:: Records with drawing code ::
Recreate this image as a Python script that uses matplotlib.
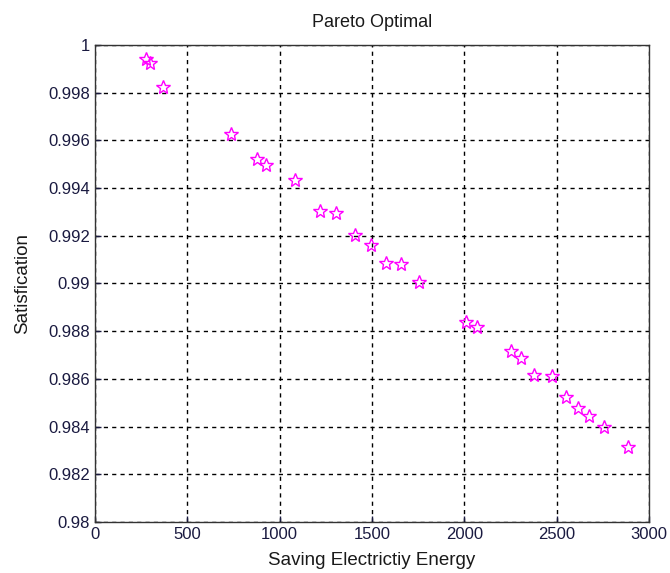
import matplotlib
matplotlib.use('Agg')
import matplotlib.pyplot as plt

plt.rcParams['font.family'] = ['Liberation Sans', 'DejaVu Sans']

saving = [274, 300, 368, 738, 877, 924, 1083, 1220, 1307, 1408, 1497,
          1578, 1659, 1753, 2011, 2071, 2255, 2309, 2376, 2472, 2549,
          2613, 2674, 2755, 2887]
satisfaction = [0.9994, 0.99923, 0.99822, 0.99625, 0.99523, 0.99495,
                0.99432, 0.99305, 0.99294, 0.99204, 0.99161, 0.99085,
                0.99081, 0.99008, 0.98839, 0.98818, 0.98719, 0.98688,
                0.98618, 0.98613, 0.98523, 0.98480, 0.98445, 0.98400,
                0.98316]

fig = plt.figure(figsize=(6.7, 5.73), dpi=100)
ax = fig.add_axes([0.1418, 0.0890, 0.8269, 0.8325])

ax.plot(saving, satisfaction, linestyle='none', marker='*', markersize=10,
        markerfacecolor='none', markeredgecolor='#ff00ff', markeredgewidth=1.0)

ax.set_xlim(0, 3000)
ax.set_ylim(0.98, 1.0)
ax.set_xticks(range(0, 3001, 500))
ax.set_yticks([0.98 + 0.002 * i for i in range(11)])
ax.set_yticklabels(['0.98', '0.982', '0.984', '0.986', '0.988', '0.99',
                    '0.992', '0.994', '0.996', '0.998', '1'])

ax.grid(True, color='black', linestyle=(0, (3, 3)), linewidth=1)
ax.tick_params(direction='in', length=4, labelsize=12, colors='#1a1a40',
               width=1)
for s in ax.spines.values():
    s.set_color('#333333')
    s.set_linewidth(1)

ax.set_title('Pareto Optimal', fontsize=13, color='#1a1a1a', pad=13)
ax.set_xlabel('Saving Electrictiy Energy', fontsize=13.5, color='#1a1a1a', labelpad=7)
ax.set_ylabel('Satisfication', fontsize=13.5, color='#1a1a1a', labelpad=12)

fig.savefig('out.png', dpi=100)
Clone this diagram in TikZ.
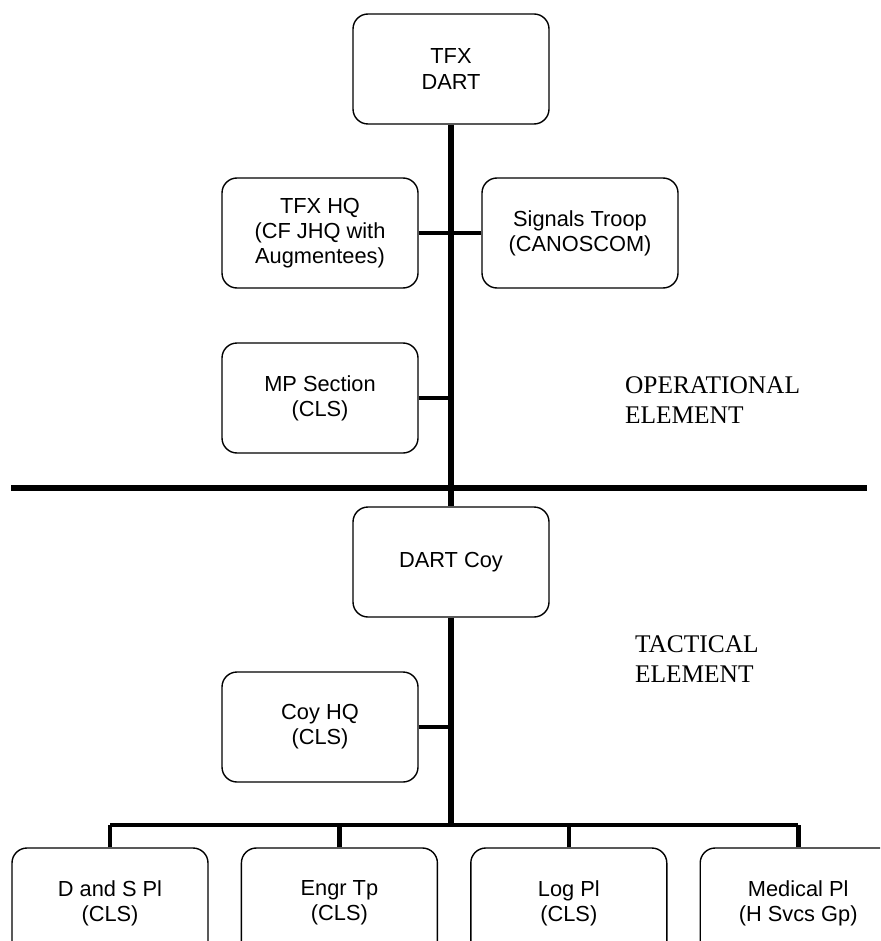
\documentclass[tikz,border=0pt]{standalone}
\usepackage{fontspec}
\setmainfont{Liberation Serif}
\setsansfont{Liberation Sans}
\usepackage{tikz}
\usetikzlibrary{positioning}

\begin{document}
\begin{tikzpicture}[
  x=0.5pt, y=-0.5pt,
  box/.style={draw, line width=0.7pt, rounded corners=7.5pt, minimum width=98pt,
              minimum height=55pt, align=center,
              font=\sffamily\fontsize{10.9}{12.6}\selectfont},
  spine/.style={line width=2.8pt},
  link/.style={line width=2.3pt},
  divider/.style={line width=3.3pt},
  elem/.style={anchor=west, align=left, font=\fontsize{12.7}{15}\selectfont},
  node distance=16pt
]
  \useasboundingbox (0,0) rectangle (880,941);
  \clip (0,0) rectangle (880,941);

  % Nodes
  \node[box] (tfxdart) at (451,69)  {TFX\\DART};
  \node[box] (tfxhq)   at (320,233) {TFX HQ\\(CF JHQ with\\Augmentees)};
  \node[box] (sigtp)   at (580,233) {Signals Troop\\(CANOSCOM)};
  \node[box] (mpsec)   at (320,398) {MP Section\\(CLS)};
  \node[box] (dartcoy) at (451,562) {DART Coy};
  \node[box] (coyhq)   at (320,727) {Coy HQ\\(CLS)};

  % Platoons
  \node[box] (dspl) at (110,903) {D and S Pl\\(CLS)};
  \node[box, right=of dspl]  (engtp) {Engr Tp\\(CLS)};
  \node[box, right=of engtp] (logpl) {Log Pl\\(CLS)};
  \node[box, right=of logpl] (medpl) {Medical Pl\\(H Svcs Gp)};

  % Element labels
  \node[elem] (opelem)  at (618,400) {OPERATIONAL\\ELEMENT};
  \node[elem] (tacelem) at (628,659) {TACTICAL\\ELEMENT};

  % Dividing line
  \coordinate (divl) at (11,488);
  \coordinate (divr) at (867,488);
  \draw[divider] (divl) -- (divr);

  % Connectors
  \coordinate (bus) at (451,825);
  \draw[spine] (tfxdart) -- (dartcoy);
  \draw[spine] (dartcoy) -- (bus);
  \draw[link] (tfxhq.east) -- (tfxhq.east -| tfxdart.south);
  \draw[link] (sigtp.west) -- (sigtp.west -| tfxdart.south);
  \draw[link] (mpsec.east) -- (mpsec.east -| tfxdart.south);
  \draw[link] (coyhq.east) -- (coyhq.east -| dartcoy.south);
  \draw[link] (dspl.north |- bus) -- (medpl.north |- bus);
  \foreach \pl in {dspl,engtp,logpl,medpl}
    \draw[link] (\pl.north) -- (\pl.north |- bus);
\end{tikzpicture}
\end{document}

:: Objective ::
Set down every entry word for word, but omit the pictures.

:: Task solution ::
Recreate this image as a Python script that uses matplotlib.
import matplotlib
matplotlib.use('Agg')
import matplotlib.pyplot as plt

plt.rcParams['font.family'] = ['Liberation Sans', 'DejaVu Sans']

saving = [274, 300, 368, 738, 877, 924, 1083, 1220, 1307, 1408, 1497,
          1578, 1659, 1753, 2011, 2071, 2255, 2309, 2376, 2472, 2549,
          2613, 2674, 2755, 2887]
satisfaction = [0.9994, 0.99923, 0.99822, 0.99625, 0.99523, 0.99495,
                0.99432, 0.99305, 0.99294, 0.99204, 0.99161, 0.99085,
                0.99081, 0.99008, 0.98839, 0.98818, 0.98719, 0.98688,
                0.98618, 0.98613, 0.98523, 0.98480, 0.98445, 0.98400,
                0.98316]

fig = plt.figure(figsize=(6.7, 5.73), dpi=100)
ax = fig.add_axes([0.1418, 0.0890, 0.8269, 0.8325])

ax.plot(saving, satisfaction, linestyle='none', marker='*', markersize=10,
        markerfacecolor='none', markeredgecolor='#ff00ff', markeredgewidth=1.0)

ax.set_xlim(0, 3000)
ax.set_ylim(0.98, 1.0)
ax.set_xticks(range(0, 3001, 500))
ax.set_yticks([0.98 + 0.002 * i for i in range(11)])
ax.set_yticklabels(['0.98', '0.982', '0.984', '0.986', '0.988', '0.99',
                    '0.992', '0.994', '0.996', '0.998', '1'])

ax.grid(True, color='black', linestyle=(0, (3, 3)), linewidth=1)
ax.tick_params(direction='in', length=4, labelsize=12, colors='#1a1a40',
               width=1)
for s in ax.spines.values():
    s.set_color('#333333')
    s.set_linewidth(1)

ax.set_title('Pareto Optimal', fontsize=13, color='#1a1a1a', pad=13)
ax.set_xlabel('Saving Electrictiy Energy', fontsize=13.5, color='#1a1a1a', labelpad=7)
ax.set_ylabel('Satisfication', fontsize=13.5, color='#1a1a1a', labelpad=12)

fig.savefig('out.png', dpi=100)
Clone this diagram in TikZ.
\documentclass[tikz,border=0pt]{standalone}
\usepackage{fontspec}
\setmainfont{Liberation Serif}
\setsansfont{Liberation Sans}
\usepackage{tikz}
\usetikzlibrary{positioning}

\begin{document}
\begin{tikzpicture}[
  x=0.5pt, y=-0.5pt,
  box/.style={draw, line width=0.7pt, rounded corners=7.5pt, minimum width=98pt,
              minimum height=55pt, align=center,
              font=\sffamily\fontsize{10.9}{12.6}\selectfont},
  spine/.style={line width=2.8pt},
  link/.style={line width=2.3pt},
  divider/.style={line width=3.3pt},
  elem/.style={anchor=west, align=left, font=\fontsize{12.7}{15}\selectfont},
  node distance=16pt
]
  \useasboundingbox (0,0) rectangle (880,941);
  \clip (0,0) rectangle (880,941);

  % Nodes
  \node[box] (tfxdart) at (451,69)  {TFX\\DART};
  \node[box] (tfxhq)   at (320,233) {TFX HQ\\(CF JHQ with\\Augmentees)};
  \node[box] (sigtp)   at (580,233) {Signals Troop\\(CANOSCOM)};
  \node[box] (mpsec)   at (320,398) {MP Section\\(CLS)};
  \node[box] (dartcoy) at (451,562) {DART Coy};
  \node[box] (coyhq)   at (320,727) {Coy HQ\\(CLS)};

  % Platoons
  \node[box] (dspl) at (110,903) {D and S Pl\\(CLS)};
  \node[box, right=of dspl]  (engtp) {Engr Tp\\(CLS)};
  \node[box, right=of engtp] (logpl) {Log Pl\\(CLS)};
  \node[box, right=of logpl] (medpl) {Medical Pl\\(H Svcs Gp)};

  % Element labels
  \node[elem] (opelem)  at (618,400) {OPERATIONAL\\ELEMENT};
  \node[elem] (tacelem) at (628,659) {TACTICAL\\ELEMENT};

  % Dividing line
  \coordinate (divl) at (11,488);
  \coordinate (divr) at (867,488);
  \draw[divider] (divl) -- (divr);

  % Connectors
  \coordinate (bus) at (451,825);
  \draw[spine] (tfxdart) -- (dartcoy);
  \draw[spine] (dartcoy) -- (bus);
  \draw[link] (tfxhq.east) -- (tfxhq.east -| tfxdart.south);
  \draw[link] (sigtp.west) -- (sigtp.west -| tfxdart.south);
  \draw[link] (mpsec.east) -- (mpsec.east -| tfxdart.south);
  \draw[link] (coyhq.east) -- (coyhq.east -| dartcoy.south);
  \draw[link] (dspl.north |- bus) -- (medpl.north |- bus);
  \foreach \pl in {dspl,engtp,logpl,medpl}
    \draw[link] (\pl.north) -- (\pl.north |- bus);
\end{tikzpicture}
\end{document}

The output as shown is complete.